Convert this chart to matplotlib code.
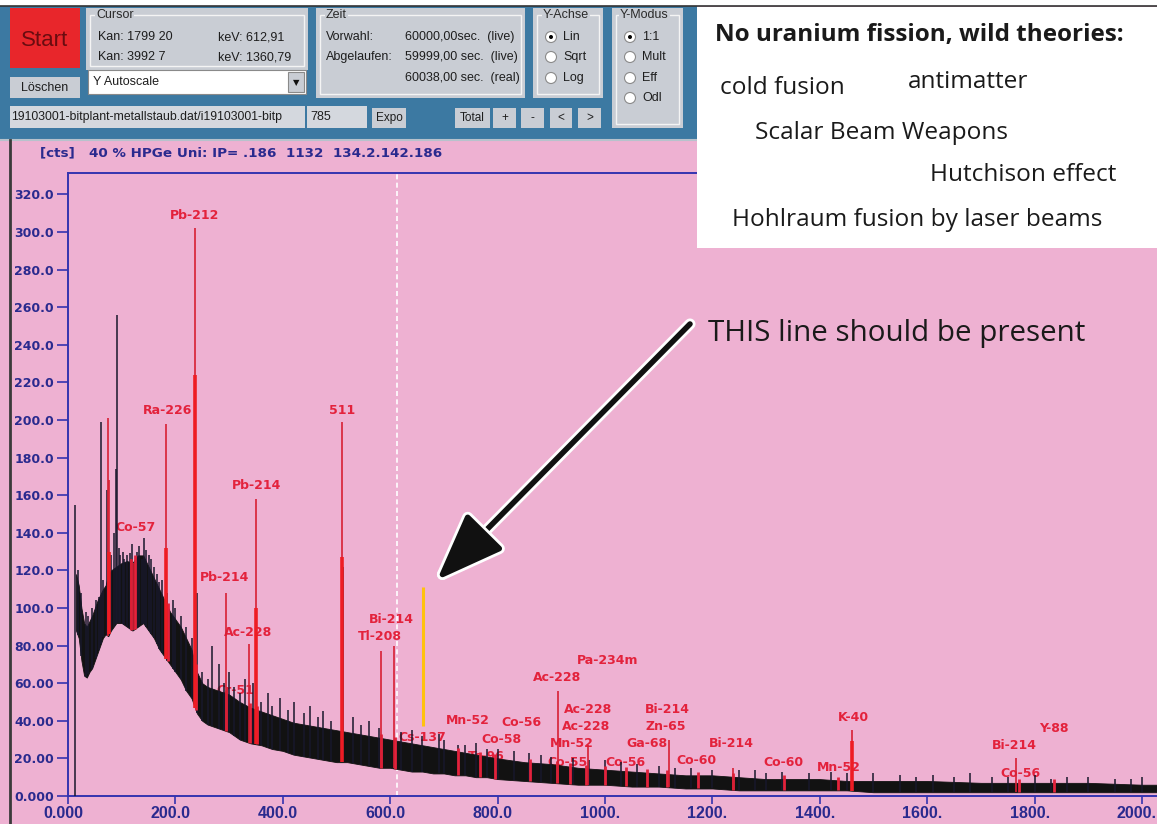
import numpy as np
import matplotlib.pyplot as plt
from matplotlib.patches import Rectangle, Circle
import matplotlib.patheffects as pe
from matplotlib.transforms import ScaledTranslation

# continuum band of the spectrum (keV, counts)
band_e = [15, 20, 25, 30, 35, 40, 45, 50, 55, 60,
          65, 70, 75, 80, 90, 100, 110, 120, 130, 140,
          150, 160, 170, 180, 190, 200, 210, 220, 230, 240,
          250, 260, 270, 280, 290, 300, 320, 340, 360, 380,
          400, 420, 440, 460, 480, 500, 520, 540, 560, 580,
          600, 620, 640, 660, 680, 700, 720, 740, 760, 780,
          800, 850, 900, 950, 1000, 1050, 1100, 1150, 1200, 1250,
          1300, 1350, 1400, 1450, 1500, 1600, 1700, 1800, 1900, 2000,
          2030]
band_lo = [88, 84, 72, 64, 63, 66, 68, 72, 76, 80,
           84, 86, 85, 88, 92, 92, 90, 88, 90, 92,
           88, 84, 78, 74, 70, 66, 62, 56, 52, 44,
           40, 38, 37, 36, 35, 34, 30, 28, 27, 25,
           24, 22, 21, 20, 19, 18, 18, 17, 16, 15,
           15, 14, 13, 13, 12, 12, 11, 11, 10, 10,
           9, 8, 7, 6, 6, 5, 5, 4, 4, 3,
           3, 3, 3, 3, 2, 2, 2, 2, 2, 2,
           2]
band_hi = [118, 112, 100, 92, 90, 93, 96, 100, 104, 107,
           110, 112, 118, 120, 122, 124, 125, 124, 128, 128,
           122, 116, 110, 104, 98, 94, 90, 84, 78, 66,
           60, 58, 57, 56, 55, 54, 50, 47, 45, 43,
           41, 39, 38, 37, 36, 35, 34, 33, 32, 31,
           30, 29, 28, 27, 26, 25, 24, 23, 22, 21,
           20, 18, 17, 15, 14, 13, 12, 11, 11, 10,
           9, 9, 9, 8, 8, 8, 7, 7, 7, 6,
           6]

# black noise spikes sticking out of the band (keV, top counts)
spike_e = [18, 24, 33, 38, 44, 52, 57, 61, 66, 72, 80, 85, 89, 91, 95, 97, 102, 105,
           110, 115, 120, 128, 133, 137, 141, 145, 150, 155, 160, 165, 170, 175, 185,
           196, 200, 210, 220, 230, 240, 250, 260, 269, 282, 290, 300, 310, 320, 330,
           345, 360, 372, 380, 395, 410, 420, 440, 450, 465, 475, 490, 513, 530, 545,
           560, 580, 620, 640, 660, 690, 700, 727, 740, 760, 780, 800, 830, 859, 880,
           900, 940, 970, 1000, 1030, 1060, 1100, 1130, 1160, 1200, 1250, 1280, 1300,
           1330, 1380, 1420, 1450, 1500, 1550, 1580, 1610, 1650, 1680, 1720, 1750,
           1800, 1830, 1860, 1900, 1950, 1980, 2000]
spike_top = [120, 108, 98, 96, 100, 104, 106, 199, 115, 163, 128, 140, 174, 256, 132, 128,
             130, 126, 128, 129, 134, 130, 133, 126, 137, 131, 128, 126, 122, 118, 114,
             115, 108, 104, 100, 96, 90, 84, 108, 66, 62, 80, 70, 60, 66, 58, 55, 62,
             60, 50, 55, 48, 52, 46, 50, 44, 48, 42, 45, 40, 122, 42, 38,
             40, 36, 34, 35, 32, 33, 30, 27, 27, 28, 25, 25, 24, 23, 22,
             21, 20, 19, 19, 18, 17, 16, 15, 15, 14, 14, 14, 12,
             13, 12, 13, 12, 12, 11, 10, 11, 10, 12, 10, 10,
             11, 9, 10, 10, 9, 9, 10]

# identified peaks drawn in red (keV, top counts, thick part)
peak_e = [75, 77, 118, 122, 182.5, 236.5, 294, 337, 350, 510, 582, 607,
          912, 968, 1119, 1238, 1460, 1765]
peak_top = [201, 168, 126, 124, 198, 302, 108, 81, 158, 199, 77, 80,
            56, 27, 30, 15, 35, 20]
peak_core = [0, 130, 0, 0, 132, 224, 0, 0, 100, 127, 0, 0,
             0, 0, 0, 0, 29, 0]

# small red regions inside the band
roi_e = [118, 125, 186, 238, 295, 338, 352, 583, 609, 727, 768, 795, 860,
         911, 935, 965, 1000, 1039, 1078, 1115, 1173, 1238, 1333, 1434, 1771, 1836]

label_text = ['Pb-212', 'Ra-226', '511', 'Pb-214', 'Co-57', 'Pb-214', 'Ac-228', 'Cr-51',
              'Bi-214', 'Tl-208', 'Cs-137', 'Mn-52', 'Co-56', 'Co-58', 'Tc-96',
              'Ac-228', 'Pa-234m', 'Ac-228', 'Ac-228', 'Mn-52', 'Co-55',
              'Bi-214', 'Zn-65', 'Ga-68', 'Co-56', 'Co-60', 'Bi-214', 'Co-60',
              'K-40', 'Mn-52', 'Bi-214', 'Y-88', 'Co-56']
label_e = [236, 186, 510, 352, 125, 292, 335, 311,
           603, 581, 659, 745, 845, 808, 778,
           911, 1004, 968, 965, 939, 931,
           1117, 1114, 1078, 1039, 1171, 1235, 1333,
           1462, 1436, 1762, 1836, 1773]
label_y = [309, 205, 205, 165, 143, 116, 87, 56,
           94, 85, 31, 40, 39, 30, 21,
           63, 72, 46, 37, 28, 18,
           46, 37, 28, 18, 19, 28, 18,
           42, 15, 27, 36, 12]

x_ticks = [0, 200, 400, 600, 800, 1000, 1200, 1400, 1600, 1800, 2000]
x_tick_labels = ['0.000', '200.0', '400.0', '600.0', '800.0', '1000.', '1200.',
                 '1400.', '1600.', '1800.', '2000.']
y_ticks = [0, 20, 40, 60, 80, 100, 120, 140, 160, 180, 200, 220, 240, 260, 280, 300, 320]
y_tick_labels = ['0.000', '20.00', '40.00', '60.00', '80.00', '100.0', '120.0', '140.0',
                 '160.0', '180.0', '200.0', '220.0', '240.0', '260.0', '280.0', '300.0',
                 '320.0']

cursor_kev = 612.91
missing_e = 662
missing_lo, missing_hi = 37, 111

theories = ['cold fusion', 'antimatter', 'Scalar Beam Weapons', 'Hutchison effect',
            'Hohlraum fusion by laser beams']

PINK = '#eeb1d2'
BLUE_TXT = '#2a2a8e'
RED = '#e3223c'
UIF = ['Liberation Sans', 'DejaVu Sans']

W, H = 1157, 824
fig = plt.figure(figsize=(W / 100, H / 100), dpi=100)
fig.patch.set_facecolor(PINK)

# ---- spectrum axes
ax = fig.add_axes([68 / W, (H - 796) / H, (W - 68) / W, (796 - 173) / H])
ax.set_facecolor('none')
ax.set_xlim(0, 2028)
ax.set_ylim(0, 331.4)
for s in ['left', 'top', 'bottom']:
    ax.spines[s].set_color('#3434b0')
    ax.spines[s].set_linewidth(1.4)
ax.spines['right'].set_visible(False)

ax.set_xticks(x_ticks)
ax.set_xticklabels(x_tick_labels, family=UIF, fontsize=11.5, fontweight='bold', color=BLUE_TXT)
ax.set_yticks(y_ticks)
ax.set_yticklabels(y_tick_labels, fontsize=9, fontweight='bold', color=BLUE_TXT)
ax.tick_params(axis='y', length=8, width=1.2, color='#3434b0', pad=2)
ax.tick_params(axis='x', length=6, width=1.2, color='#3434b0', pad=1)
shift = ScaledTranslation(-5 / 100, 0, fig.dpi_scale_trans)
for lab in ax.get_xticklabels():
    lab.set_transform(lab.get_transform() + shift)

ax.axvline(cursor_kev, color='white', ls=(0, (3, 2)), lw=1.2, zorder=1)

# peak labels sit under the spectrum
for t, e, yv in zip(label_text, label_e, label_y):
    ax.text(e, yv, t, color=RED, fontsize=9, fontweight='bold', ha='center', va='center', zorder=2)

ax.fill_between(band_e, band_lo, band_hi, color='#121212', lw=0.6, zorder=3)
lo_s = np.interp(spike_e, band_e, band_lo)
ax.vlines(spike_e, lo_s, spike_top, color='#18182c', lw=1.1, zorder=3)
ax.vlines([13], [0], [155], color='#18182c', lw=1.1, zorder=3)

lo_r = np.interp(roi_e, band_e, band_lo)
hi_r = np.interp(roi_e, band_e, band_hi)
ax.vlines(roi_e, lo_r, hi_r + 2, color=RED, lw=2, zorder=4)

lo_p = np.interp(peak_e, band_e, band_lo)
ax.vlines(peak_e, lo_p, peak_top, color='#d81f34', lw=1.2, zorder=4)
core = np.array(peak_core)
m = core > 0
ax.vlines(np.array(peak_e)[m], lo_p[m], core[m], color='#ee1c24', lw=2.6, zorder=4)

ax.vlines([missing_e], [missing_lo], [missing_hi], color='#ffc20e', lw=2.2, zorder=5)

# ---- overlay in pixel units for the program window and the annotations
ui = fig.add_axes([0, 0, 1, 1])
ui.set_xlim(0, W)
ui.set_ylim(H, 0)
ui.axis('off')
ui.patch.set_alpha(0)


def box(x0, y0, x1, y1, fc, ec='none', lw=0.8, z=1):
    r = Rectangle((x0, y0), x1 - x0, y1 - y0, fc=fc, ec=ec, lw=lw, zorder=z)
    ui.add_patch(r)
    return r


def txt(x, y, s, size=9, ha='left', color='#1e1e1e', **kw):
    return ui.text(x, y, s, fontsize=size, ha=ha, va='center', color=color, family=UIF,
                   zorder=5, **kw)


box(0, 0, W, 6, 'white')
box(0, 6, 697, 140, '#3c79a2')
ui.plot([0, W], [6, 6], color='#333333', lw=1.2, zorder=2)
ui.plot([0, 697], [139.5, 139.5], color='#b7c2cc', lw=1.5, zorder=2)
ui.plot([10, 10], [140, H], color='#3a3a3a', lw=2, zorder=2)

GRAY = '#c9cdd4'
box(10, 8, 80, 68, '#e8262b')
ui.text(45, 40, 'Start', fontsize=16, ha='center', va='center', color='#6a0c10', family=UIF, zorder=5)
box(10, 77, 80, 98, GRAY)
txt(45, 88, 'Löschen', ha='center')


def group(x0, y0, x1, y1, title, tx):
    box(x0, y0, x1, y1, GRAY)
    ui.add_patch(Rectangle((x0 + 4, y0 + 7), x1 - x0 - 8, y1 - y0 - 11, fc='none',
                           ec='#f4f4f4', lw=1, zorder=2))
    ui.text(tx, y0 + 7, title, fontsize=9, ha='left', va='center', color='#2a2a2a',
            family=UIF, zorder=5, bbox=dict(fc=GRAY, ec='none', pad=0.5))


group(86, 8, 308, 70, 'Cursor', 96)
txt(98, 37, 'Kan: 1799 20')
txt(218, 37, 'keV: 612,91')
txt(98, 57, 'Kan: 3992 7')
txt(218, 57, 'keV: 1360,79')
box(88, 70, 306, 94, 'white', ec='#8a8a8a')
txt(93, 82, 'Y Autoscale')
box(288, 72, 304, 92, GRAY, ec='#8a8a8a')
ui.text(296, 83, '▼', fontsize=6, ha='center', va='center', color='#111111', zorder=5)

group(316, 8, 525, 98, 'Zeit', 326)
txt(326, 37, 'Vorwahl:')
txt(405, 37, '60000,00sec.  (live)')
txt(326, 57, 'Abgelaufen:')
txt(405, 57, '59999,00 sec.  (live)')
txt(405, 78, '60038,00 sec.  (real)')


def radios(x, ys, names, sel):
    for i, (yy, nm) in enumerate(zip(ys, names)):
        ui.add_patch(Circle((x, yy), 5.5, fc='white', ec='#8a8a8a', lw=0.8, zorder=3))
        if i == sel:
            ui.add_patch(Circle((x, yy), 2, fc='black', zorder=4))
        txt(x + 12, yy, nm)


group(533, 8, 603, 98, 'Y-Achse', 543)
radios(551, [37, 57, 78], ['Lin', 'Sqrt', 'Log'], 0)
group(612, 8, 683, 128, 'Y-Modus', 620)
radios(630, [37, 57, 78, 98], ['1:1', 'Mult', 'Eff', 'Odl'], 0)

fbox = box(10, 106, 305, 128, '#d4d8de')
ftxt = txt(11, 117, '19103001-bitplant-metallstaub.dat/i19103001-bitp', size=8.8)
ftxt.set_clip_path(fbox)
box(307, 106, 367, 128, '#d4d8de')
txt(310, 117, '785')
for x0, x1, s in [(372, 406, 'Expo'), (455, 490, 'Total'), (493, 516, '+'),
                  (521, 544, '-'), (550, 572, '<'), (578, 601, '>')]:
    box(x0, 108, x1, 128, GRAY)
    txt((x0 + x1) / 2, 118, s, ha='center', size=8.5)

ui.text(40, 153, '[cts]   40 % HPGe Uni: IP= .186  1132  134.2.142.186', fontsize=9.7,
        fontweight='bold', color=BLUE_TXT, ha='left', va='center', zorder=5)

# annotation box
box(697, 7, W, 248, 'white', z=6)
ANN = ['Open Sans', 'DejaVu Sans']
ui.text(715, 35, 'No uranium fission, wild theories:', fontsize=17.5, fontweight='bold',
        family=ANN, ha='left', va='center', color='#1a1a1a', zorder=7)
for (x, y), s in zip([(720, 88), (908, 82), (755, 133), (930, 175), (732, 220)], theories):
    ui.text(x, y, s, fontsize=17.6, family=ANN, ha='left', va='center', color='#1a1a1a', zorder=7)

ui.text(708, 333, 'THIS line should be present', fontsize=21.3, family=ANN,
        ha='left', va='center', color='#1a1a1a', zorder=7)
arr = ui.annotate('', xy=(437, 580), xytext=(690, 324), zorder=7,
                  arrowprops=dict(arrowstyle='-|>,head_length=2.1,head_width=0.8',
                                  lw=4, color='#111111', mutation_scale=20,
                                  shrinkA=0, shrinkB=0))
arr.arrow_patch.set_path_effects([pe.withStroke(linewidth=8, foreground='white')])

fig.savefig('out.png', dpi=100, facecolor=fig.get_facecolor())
◆ ◆ ◆
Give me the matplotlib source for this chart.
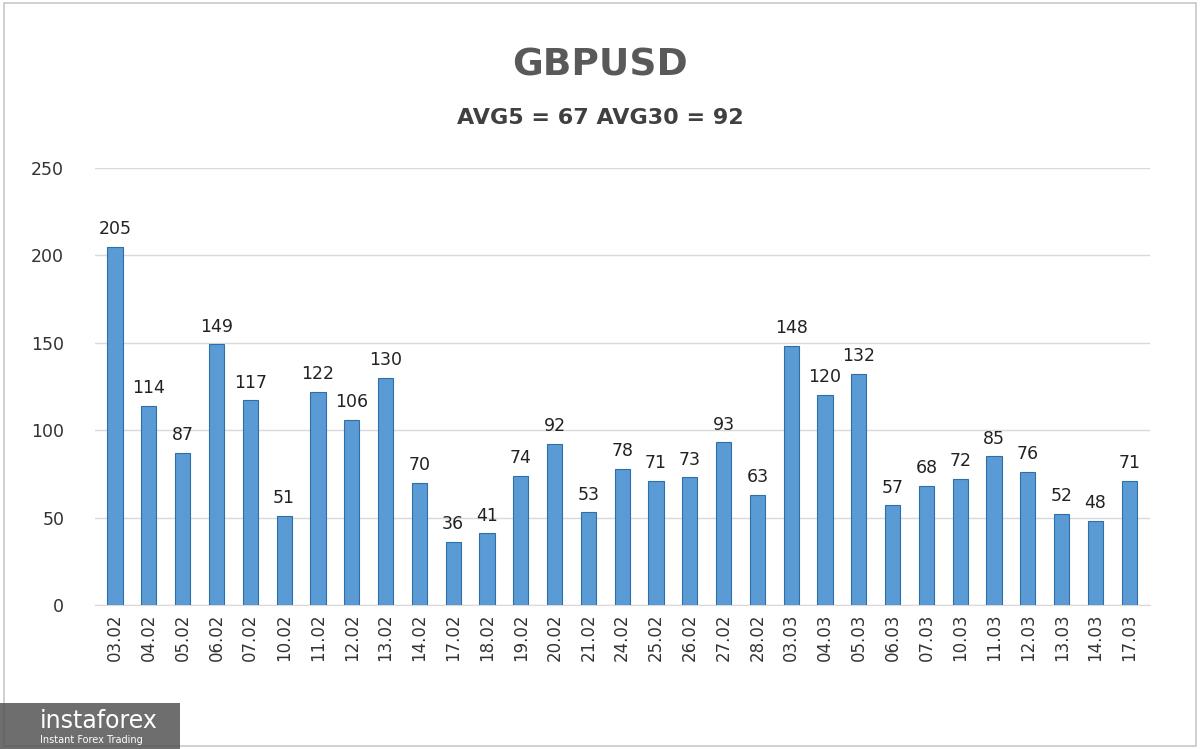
◆ ◆ ◆
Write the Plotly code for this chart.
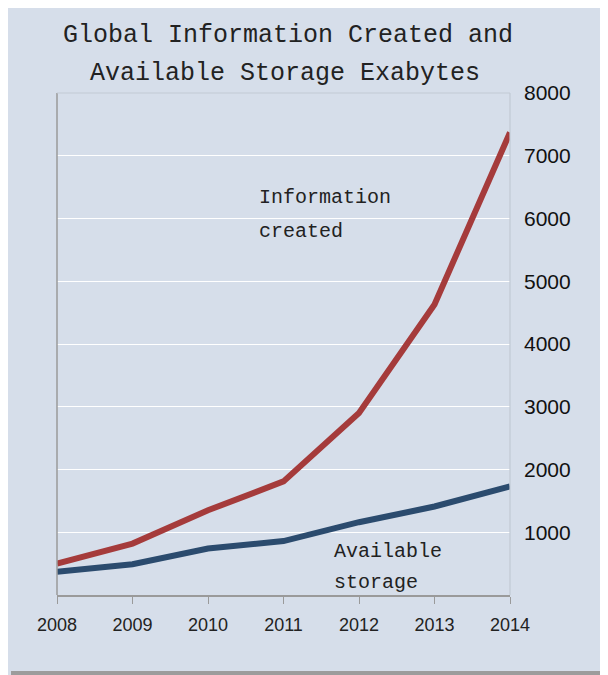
◆ ◆ ◆
**Task prompt:** Give back, unchanged, each line from the one containing "Convert this chart to matplotlib code." through the one containing "from matplotlib.transforms import". Pictures are to be left out.

**Answer to this problem:**
Convert this chart to matplotlib code.
import numpy as np
import matplotlib.pyplot as plt
from matplotlib.patches import Rectangle, Circle
import matplotlib.patheffects as pe
from matplotlib.transforms import ScaledTranslation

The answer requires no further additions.